Pero lo importante de aquel árbol era que estaba muy bien arraigado en la tierra, no carecía de raíces auténticas y fuertes y la savia de la vida le quemaba por dentro.
No era la primera vez que el almendro había sufrido la inconsciencia de un ser humano. Ya cuando era chico a mi padre se le cayó ese mismo almendro de las manos.
¿Alguna vez has perdido la confianza?…
¡Lo que son los árboles!… Por mucho que otros crean que su tiempo ha pasado, o que nadie recuerde las almendras que regalaron y que todos les digan que son unos desgraciados… ellos tienen sus propios misterios para rebrotar cuando nadie lo espera.
El verano pasó. El almendro sano perdió sus hojas para el otoño. Pasó la navidad, comimos dulces y brindamos por el año nuevo. La vida siempre sigue. No hay quien la pare.

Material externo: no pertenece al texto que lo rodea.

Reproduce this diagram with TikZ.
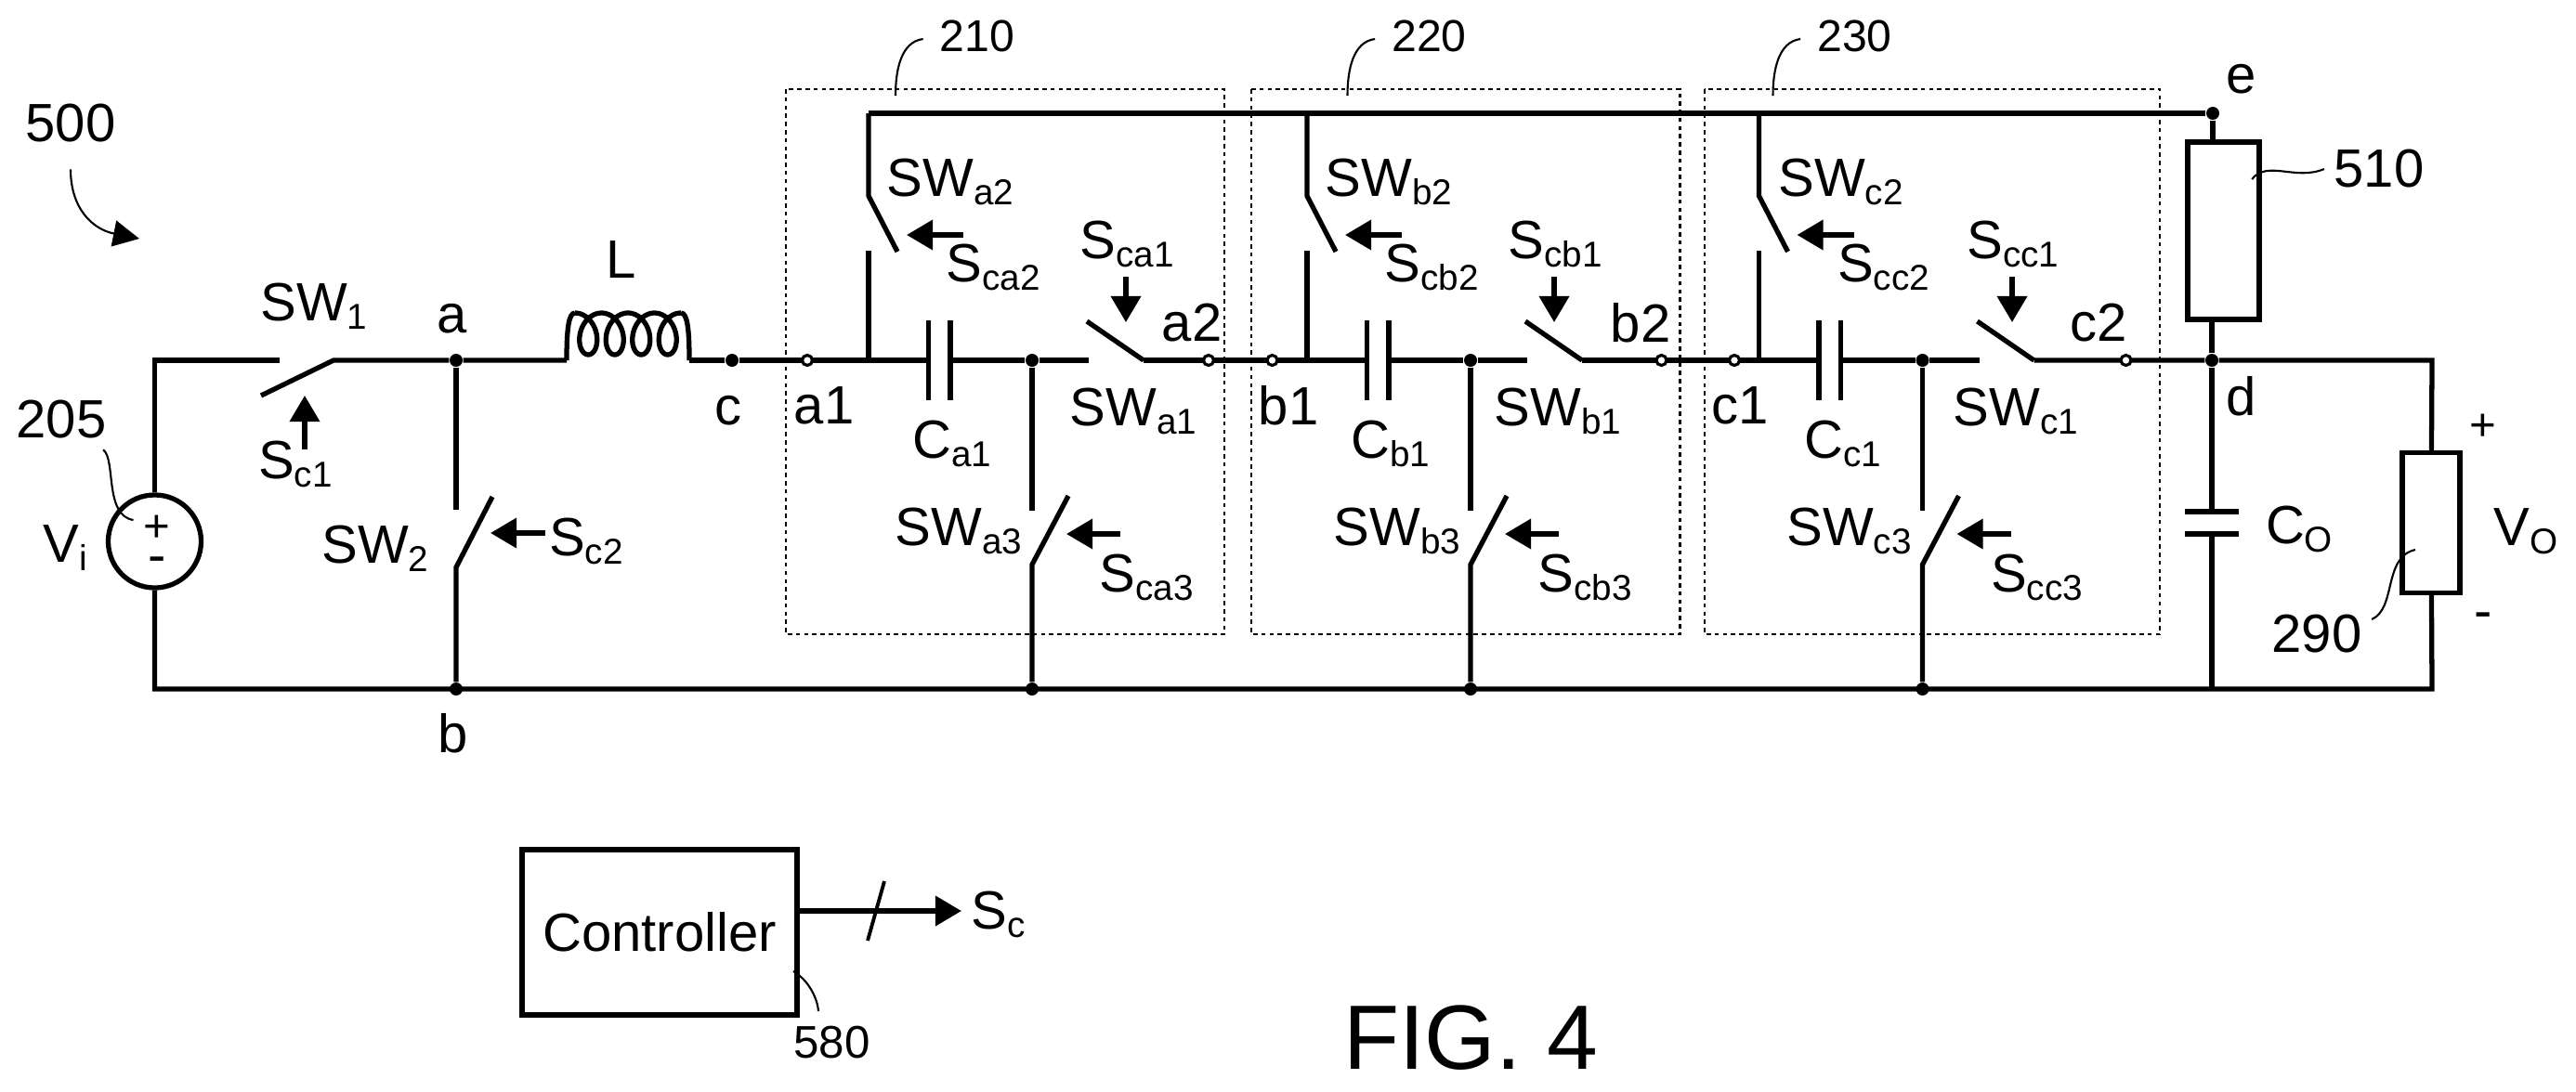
\documentclass[tikz,border=0pt]{standalone}
\usepackage{fontspec}
\setmainfont{Liberation Sans}
\usetikzlibrary{arrows.meta}

\newcommand{\lowtxt}[1]{\raisebox{-.15em}{\fontsize{11}{12}\selectfont #1}}

\tikzset{
   wire/.style={line width=1.5pt},
   ctrl/.style={line width=1.5pt,-{Triangle[length=8pt,width=9pt]}},
   lead/.style={line width=.6pt},
   modbox/.style={line width=.6pt,dash pattern=on 1.3pt off 1.2pt},
   dot/.style={circle,fill=black,inner sep=0,minimum size=.14cm},
   tap/.style={circle,draw,fill=white,line width=.9pt,inner sep=0,minimum size=.11cm},
   part/.style={draw,line width=1.5pt,inner sep=0},
   lbl/.style={inner sep=0,font=\fontsize{16.5}{18}\selectfont},
}

\begin{document}
\begin{tikzpicture}[x=.01cm,y=-.01cm]
   \useasboundingbox (0,0) rectangle (2773,1175);

   \node[part,circle,minimum size=1cm] (Vsrc) at (166.5,583) {};
   \node[lbl,font=\fontsize{14}{16}\selectfont] (plus) at (169,569) {+};
   \node[lbl] (minus) at (169,609) {-};
   \node[lbl] (Vi) at (70,590) {V\lowtxt{i}};
   \node[lbl] (n205) at (66,452) {205};
   \node[lbl] (n500) at (76,133) {500};

   \coordinate (tl) at (166.5,388);
   \coordinate (bl) at (166.5,742);
   \coordinate (br) at (2618,742);
   \coordinate (tr) at (2618,388);

   \node[dot] (a) at (491,388) {};
   \node[dot] (b) at (491,742) {};
   \node[dot] (c) at (788,388) {};
   \node[dot] (d) at (2381,388) {};
   \node[dot] (e) at (2382,122) {};
   \node[lbl] (la) at (487,343) {a};
   \node[lbl] (lb) at (488,790) {b};
   \node[lbl] (lc) at (784,442) {c};
   \node[lbl] (ld) at (2413,427) {d};
   \node[lbl] (le) at (2413,85) {e};

   \coordinate (sw1in) at (301,388);
   \coordinate (sw1arm) at (281,426);
   \coordinate (sw1out) at (359,388);
   \node[lbl] (SW1) at (338,330) {SW\lowtxt{1}};
   \node[lbl] (Sc1) at (318,500) {S\lowtxt{c1}};
   \coordinate (sc1a) at (328,484);
   \coordinate (sc1b) at (328,426);

   \coordinate (sw2in) at (491,549);
   \coordinate (sw2arm) at (530,535);
   \coordinate (sw2out) at (491,611);
   \node[lbl] (SW2) at (404,591) {SW\lowtxt{2}};
   \node[lbl] (Sc2) at (631,583) {S\lowtxt{c2}};
   \coordinate (sc2a) at (587,574);
   \coordinate (sc2b) at (528,574);

   \coordinate (Lin) at (610,388);
   \coordinate (Lout) at (742,388);
   \node[lbl] (L) at (669,280) {L};

   \draw[lead] ([xshift=-.04cm,yshift=-.11cm]n205.south east) .. controls (125,495) and (112,555) .. (143.5,560);
   \draw[lead,-{Triangle[length=8pt,width=8pt]}] ([yshift=-.28cm]n500.south) .. controls (76,225) and (100,247) .. (150,257);

   \foreach \m/\off/\bl/\br/\lx/\num/\tin/\tout/\tinx/\toutx/\swx/\scx in {
      a/0/846/1318/964/210/869/1301/887/1283/1220/1213,
      b/472/1347/1808.5/1450.5/220/1369.5/1788.5/1387/1766/1677/1674,
      c/958.5/1835/2325/1908.5/230/1867/2288.5/1873/2259/2170/2167}
   {
      \draw[modbox] (\bl,96) rectangle (\br,683);
      \node[lbl,font=\fontsize{13.7}{15}\selectfont] (num\m) at (\lx+88,39) {\num};
      \coordinate (lead\m) at (\lx,103);
      \draw[lead] ([xshift=-.175cm,yshift=-.03cm]num\m.west) .. controls (\lx+6,45) and (\lx,75) .. (lead\m);

      \coordinate (rail\m) at (\off+935,122);
      \coordinate (sw2a\m) at (\off+935,211);
      \coordinate (arm2\m) at (\off+966,271);
      \coordinate (sw2b\m) at (\off+935,270);
      \coordinate (br\m) at (\off+935,388);
      \coordinate (capl\m) at (\off+999.5,388);
      \coordinate (capr\m) at (\off+1023,388);
      \node[dot] (j\m) at (\off+1111,388) {};
      \node[dot] (bot\m) at (\off+1111,742) {};
      \coordinate (sw1a\m) at (\off+1172,388);
      \coordinate (arm1\m) at (\off+1170,346);
      \coordinate (sw1b\m) at (\off+1231,388);
      \coordinate (sw3a\m) at (\off+1111,550);
      \coordinate (arm3\m) at (\off+1150,534);
      \coordinate (sw3b\m) at (\off+1111,608);

      \draw[wire] (rail\m) -- (sw2a\m) -- (arm2\m);
      \draw[wire] (sw2b\m) -- (br\m);
      \draw[wire] (\off+999.5,345) -- (\off+999.5,431);
      \draw[wire] (\off+1023,345) -- (\off+1023,431);
      \draw[wire] (capr\m) -- (j\m) -- (sw1a\m);
      \draw[wire] (arm1\m) -- (sw1b\m);
      \draw[wire] (j\m) -- (sw3a\m);
      \draw[wire] (arm3\m) -- (sw3b\m) -- (bot\m);

      \draw[ctrl] (\off+1037,253) -- (\off+976,253);
      \draw[ctrl] (\scx-1,298) -- (\scx-1,347);
      \draw[ctrl] (\off+1206,575) -- (\off+1148,575);

      \node[lbl] (SW\m2) at (\off+1023,196) {SW\lowtxt{\m2}};
      \node[lbl] (Sc\m2) at (\off+1069,288) {S\lowtxt{c\m2}};
      \node[lbl] (Sc\m1) at (\scx,263) {S\lowtxt{c\m1}};
      \node[lbl] (SW\m1) at (\swx,443) {SW\lowtxt{\m1}};
      \node[lbl] (C\m1) at (\off+1025,478) {C\lowtxt{\m1}};
      \node[lbl] (SW\m3) at (\off+1032,572) {SW\lowtxt{\m3}};
      \node[lbl] (Sc\m3) at (\off+1234,622) {S\lowtxt{c\m3}};
      \node[lbl] (l\m1) at (\tinx,437) {\m1};
      \node[lbl] (l\m2) at (\toutx,348) {\m2};
      \coordinate (tap\m1) at (\tin,388);
      \coordinate (tap\m2) at (\tout,388);
   }

   \node[part,minimum width=.77cm,minimum height=1.91cm] (R510) at (2393.5,248.5) {};
   \node[part,minimum width=.62cm,minimum height=1.505cm] (Rload) at (2617,563) {};
   \node[lbl] (n510) at (2561,182) {510};
   \node[lbl] (n290) at (2494,683) {290};
   \node[lbl] (Vo) at (2719,572) {V\lowtxt{O}};
   \node[lbl] (Co) at (2475,570) {C\lowtxt{O}};
   \node[lbl,font=\fontsize{14}{16}\selectfont] (pl) at (2673,460) {+};
   \node[lbl] (mi) at (2673,669) {-};

   \coordinate (cot) at (2381,551);
   \coordinate (cob) at (2381,575);
   \coordinate (botd) at (2381,742);
   \coordinate (t510) at (2424,193);
   \coordinate (t290) at (2600,592);

   \draw[wire] (Vsrc) -- (tl) -- (sw1in);
   \draw[wire] (sw1arm) -- (sw1out) -- (a) -- (Lin);
   \draw[wire] (a) -- (sw2in);
   \draw[wire] (sw2arm) -- (sw2out) -- (b);
   \draw[wire] (Vsrc) -- (bl) -- (br) -- (Rload);
   \draw[wire] (Lin) .. controls (610,355) and (612,337) .. (619,337);
   \draw[wire] plot[domain=0:1440,samples=160,smooth] ({619+\x/360*28.5+16*sin(\x)},{359.5-22.5*cos(\x)});
   \draw[wire] (733,337) .. controls (740,337) and (742,355) .. (Lout);
   \draw[wire] (Lout) -- (c) -- (capla);
   \draw[wire] (sw1ba) -- (caplb);
   \draw[wire] (sw1bb) -- (caplc);
   \draw[wire] (sw1bc) -- (d) -- (tr) -- (Rload);
   \draw[wire] (raila) -- (e);
   \draw[wire] (e) -- (e |- R510.north);
   \draw[wire] (d |- R510.south) -- (d);
   \draw[wire] (d) -- (cot);
   \draw[wire] (cob) -- (botd);
   \draw[wire] (2352,551) -- (2410,551);
   \draw[wire] (2352,575) -- (2410,575);

   \draw[ctrl] (sc1a) -- (sc1b);
   \draw[ctrl] (sc2a) -- (sc2b);
   \draw[lead] ([xshift=-.1cm]n510.west) .. controls (2471,195) and (2441,172) .. (t510);
   \draw[lead] ([xshift=.1cm,yshift=.16cm]n290.east) .. controls (2580,655) and (2565,600) .. (t290);

   \foreach \t in {a1,a2,b1,b2,c1,c2}
   \node[tap] at (tap\t) {};

   \node[part,minimum width=2.96cm,minimum height=1.78cm,font=\fontsize{16.5}{18}\selectfont] (Ctl) at (710,1004) {Controller};
   \node[lbl] (Sc) at (1075,985) {S\lowtxt{c}};
   \node[lbl,font=\fontsize{14}{16}\selectfont] (n580) at (895.5,1123) {580};
   \node[lbl,font=\fontsize{28}{30}\selectfont] (fig) at (1583,1118) {FIG. 4};
   \coordinate (ctlout) at (858,981);
   \coordinate (Scin) at (1035,981);
   \coordinate (sl1) at (952,949);
   \coordinate (sl2) at (934,1013);
   \coordinate (t580a) at (854,1046);
   \coordinate (t580b) at (881,1089);
   \draw[ctrl] (ctlout) -- (Scin);
   \draw[line width=1.1pt] (sl1) -- (sl2);
   \draw[lead] (t580a) .. controls (870,1055) and (880,1075) .. (t580b);
\end{tikzpicture}
\end{document}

Los ignorantes se empeñaban en que para febrero había que arrancar y quemar el viejo almendro.
—Por encima de mi cadáver —les dije—. A ese almendro todavía le quedan muchos almendrucos, y algún día los veremos.
Y contra todo pronóstico un asombroso brote de esperanza renació de mi buen almendro a la primavera siguiente.
A todos les dije: poned cuidado y no destrocéis estos brotes tan buenos. Que lo que al principio parece poco, en un año es un árbol nuevo.
Todos lo celebramos. Nos enseñó mucho aquel almendro.
Nunca volverás a creer que es mejor el cerezo…
Ahora está precioso. Sus ramas son las más frondosas, su verdor un monumento. De las flores ni te cuento… que los japoneses fardan de cerezos y yo presumo de almendros.
Amigo mío, solo quería compartir contigo el sorprendente crecimiento del árbol herido, que muy pronto dará las mejores almendras.
Todos podemos hacer el truco del almendruco cuando confiamos en nosotros mismos y nos rendimos a la vida que tenemos dentro.